Virginia’s highest court has upheld an injunction ordering the reinstatement, on free speech grounds, of a teacher who was suspended after speaking up at a school board meeting against a proposed policy requiring respect for transgender students.
The Virginia Supreme Court on Monday ruled without dissent in favor of Tanner Cross, an elementary school physical education teacher in the Loudoun County school district in suburban Washington.
Cross spoke at a May 25 meeting of the Loudoun County school board against a then-proposed policy that would, among other things, require school staff members to use the chosen names and pronouns of transgender students.
“I’m a teacher but I serve God first,” Cross said as a public speaker at the meeting. “And I will not affirm that a biological boy can be a girl and vice versa because it is against my religion.”
The next day, the 82,000-student district put Cross on administrative leave with pay and limited his access to school events, asserting that his comments had a “disruptive impact” on his elementary school, such as complaints and requests from parents that Cross have no contact with their children.
Cross sued the district with the aid of Alliance Defending Freedom, a Scottsdale, Ariz.-based legal organization, raising First Amendment free speech and free exercise of religion claims as well as similar claims under the state constitution.
A state trial judge in June issued a temporary injunction in favor of the teacher after analyzing the case under Pickering v. Board of Education of Township High School District 205, a 1968 Supreme Court decision which held that a teacher’s speech on a matter of public concern is protected under the First Amendment if it outweighs the employer’s interests in workplace efficiency and lack of disruption.
The school district and its top officials sought review in the Virginia Supreme Court. In its Aug. 30 decision in Loudoun County School Board v. Cross, the state high court upheld the lower court’s injunction in favor of the teacher.
“[I]t is settled law that the government may not take adverse employment actions against its employees in reprisal for their exercising their right to speak on matters of public concern,” the seven-member Virginia Supreme Court said in the unsigned opinion (with one member not participating) that cites the U.S. Supreme Court’s Pickering decision.
The state high court said it had to apply a “difficult” balancing of the teacher’s interest in speaking on a public matter and the school board’s interest in efficiency.
The court said Cross had a strong interest in making his comments at a public school board meeting about a proposed transgender policy that offended his religious beliefs.

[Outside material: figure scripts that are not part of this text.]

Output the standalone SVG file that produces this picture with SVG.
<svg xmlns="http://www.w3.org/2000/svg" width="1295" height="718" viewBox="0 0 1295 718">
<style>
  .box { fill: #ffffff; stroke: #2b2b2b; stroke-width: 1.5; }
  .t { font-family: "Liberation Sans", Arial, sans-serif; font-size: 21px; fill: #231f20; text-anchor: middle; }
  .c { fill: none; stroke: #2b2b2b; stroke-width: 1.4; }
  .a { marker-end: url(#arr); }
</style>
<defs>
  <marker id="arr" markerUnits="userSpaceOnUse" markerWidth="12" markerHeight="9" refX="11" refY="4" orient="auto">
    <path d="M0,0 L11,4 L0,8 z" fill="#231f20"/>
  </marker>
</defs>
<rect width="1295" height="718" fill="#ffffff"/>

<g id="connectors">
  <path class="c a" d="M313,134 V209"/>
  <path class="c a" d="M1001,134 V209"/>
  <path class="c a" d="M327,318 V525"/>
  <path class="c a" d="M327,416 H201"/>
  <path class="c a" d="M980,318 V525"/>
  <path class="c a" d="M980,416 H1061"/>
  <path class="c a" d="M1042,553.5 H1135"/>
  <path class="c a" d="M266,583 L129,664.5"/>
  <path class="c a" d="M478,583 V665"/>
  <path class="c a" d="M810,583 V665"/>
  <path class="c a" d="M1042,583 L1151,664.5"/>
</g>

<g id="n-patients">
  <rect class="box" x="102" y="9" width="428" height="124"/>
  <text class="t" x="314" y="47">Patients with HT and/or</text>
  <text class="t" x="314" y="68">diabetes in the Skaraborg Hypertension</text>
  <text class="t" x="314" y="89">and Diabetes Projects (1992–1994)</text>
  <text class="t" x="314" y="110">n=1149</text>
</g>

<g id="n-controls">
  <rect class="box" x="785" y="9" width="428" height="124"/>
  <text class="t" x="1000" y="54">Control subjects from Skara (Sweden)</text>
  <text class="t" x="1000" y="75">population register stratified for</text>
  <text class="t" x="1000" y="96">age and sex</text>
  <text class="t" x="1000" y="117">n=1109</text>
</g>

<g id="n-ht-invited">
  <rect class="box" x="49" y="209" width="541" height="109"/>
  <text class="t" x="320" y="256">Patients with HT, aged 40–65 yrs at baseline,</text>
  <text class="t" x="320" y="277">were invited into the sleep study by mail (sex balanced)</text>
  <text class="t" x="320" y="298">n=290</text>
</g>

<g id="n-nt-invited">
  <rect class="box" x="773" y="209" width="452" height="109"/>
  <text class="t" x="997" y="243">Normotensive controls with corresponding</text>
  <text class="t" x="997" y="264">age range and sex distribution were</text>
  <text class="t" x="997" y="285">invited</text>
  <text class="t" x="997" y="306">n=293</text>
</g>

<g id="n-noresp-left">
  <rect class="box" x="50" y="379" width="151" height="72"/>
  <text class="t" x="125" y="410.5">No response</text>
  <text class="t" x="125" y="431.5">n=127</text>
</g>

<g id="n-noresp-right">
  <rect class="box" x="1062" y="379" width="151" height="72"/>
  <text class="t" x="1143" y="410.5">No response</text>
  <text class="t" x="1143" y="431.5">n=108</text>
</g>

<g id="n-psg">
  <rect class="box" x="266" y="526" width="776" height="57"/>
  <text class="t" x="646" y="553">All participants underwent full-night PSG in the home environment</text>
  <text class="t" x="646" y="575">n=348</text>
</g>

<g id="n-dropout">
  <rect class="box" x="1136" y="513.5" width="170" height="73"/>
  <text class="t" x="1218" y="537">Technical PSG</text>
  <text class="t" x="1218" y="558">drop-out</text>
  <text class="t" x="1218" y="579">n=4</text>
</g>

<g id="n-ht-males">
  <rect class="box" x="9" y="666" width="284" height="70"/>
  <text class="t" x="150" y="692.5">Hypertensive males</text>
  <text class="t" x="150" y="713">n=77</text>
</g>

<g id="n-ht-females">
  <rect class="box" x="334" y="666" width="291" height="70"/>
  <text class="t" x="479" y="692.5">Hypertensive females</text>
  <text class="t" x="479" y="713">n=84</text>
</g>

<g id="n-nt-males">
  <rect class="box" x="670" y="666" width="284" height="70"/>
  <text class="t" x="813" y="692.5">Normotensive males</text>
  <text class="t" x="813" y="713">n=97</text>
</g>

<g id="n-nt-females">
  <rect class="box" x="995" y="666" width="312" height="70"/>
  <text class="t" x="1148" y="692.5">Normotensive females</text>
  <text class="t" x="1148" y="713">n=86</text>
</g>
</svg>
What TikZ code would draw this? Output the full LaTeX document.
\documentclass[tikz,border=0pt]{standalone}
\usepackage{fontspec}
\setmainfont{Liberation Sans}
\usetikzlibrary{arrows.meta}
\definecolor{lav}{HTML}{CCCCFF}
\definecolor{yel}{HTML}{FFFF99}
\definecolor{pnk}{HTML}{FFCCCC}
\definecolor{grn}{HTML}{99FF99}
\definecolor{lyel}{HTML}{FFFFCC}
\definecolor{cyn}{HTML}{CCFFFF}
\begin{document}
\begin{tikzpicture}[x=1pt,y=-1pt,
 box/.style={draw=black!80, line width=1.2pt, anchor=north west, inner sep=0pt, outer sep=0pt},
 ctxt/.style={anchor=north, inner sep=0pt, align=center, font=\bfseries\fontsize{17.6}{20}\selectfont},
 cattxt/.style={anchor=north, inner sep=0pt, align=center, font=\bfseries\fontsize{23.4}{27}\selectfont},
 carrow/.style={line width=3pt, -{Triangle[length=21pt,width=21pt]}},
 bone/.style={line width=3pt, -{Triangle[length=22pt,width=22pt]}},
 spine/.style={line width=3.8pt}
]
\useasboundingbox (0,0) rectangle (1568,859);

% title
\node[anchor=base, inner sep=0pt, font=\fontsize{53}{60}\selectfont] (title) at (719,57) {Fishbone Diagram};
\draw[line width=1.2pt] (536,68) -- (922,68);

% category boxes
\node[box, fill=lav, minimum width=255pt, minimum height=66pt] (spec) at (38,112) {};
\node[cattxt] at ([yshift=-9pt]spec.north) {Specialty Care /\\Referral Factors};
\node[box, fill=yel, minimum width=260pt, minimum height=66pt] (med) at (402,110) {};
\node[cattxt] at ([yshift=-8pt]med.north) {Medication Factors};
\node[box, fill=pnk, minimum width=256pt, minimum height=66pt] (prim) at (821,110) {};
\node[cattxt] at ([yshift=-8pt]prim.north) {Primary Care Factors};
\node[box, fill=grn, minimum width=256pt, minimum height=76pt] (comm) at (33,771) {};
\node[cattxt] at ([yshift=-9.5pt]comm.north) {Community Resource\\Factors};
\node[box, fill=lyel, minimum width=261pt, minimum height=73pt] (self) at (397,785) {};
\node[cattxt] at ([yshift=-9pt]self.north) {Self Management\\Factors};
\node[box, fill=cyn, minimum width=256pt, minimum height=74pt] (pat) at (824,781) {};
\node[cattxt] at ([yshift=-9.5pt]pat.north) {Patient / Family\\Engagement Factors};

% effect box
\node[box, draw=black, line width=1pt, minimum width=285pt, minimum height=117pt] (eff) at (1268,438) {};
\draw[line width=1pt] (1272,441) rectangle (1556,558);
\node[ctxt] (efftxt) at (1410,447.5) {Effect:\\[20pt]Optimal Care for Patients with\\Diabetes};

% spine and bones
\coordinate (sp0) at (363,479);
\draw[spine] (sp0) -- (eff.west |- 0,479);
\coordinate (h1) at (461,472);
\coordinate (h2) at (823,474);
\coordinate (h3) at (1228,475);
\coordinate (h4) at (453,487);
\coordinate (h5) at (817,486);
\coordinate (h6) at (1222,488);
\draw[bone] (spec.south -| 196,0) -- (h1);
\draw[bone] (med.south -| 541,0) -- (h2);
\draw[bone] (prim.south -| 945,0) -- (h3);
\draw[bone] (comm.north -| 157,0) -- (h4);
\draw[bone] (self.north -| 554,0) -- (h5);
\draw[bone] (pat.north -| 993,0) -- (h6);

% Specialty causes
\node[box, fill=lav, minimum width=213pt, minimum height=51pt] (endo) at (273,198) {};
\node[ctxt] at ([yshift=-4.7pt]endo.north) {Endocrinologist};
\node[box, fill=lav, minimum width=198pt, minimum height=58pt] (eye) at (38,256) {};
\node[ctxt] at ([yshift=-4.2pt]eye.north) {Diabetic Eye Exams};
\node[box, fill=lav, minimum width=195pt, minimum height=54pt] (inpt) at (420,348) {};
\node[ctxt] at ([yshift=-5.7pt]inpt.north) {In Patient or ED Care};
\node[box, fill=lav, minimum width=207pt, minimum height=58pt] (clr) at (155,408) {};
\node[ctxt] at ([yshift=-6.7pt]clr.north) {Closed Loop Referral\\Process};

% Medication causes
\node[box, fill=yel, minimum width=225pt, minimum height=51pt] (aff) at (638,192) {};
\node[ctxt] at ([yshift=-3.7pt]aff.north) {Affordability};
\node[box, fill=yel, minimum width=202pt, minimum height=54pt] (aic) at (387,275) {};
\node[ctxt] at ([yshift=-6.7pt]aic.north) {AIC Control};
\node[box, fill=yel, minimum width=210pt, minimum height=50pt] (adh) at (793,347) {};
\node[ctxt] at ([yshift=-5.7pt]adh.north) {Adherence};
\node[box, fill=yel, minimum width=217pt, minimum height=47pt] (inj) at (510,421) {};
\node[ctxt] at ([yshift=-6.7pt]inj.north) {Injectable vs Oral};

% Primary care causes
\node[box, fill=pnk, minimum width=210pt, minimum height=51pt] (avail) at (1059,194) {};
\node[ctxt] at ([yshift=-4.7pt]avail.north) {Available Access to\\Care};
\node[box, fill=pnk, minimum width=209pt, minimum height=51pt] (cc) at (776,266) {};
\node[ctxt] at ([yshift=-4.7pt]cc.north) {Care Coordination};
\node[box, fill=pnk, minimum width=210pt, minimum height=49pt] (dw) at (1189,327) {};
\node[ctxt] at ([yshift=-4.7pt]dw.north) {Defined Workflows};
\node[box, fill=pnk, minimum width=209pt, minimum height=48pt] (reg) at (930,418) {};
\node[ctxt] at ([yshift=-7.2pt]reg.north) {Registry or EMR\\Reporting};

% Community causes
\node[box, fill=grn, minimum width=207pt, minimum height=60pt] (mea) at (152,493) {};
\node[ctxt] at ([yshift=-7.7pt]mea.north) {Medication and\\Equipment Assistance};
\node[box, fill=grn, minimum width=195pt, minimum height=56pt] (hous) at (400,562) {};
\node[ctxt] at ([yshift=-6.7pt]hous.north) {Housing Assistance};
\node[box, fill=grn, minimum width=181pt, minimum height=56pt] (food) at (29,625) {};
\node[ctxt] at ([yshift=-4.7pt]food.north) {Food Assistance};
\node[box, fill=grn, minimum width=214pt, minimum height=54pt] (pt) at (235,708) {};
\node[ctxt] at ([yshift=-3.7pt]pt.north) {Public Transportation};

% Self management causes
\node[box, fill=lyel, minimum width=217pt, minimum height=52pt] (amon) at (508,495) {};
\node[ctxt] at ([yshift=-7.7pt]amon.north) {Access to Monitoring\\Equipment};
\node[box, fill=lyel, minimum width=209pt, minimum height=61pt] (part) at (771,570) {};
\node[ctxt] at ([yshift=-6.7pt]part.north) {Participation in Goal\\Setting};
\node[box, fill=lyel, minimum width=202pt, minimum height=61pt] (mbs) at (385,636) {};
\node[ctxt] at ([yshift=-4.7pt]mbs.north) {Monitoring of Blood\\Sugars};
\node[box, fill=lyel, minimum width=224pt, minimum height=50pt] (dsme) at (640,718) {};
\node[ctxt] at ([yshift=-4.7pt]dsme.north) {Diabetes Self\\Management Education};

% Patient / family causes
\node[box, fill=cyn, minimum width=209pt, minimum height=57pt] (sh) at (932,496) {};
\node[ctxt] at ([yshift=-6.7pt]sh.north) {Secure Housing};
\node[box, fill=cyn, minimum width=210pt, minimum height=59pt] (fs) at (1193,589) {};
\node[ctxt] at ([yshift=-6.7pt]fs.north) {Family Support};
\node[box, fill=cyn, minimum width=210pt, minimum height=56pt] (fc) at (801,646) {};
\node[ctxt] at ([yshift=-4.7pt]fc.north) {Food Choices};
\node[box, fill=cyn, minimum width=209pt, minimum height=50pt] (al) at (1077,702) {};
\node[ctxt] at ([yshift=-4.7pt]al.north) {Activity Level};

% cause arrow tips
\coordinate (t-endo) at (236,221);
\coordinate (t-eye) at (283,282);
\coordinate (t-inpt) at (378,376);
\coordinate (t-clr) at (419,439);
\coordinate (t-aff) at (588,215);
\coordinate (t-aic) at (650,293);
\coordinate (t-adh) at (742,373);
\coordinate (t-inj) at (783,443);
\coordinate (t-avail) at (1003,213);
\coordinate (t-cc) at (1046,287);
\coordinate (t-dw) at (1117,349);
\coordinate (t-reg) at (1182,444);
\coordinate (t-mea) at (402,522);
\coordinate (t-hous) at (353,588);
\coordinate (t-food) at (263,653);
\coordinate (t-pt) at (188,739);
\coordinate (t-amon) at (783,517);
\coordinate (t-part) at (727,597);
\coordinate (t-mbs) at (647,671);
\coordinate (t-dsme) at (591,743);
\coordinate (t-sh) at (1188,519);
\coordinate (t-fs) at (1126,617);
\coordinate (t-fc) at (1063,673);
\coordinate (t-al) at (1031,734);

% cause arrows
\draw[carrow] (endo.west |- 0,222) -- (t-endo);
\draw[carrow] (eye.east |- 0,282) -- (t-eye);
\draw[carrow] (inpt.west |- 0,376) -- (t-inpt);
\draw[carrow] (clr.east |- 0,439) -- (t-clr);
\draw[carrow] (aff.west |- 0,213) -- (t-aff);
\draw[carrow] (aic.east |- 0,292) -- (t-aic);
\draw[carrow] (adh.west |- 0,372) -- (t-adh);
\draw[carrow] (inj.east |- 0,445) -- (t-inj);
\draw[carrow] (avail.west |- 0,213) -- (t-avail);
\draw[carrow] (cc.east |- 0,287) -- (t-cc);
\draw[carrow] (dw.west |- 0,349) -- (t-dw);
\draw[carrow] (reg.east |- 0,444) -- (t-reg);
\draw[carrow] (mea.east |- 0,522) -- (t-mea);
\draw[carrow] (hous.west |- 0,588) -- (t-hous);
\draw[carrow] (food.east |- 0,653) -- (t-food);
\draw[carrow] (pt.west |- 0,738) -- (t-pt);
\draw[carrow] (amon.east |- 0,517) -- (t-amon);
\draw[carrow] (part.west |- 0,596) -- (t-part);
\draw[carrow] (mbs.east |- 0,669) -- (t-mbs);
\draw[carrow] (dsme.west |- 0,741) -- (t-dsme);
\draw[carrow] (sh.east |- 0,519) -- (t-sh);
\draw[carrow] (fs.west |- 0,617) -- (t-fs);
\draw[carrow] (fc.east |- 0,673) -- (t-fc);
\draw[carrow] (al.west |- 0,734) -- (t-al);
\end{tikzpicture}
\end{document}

“Cross was opposing a policy that might burden his freedoms of expression and religion by requiring him to speak and interact with students in a way that affirms gender transition, a concept he rejects for secular and spiritual reasons,” the court said. “Under such circumstances, Cross’ interest in making his public comments was compelling.”
The high court agreed with the lower court that the school board’s interest in disciplining Cross was “comparatively weak.”
“The only disruption the defendants can point to is that a tiny minority of parents requested that Cross not interact with their children,” the state high court said. “There was … no evidence that it would have been problematic or administratively taxing to accommodate the parents who requested Cross not teach their children.”
The opinion did not take note of the fact that on Aug. 11, after a series of contentious public meetings, the Loudoun County school board gave final approval to the transgender policy that Cross had spoken against.
The Loudoun system acted in response to a 2020 Virginia state law requiring school districts to adopt additional protections for transgender students. (A handful of other school boards in the state were still debating such policies in late August.)
Loudoun County began a new school year on Aug. 26. Alliance Defending Freedom recently asked the trial court to allow an amended lawsuit that adds two other teachers who object to the transgender policy and which seeks to block the policy itself.
“If plaintiffs were to comply with defendants’ demands, they would be forced to communicate a message they believe is false—that gender identity, rather than biological reality, fundamentally shapes and defines who we truly are as humans, that our sex can change, and that a woman who identifies as a man really is a man, and vice versa,” the amended suit says.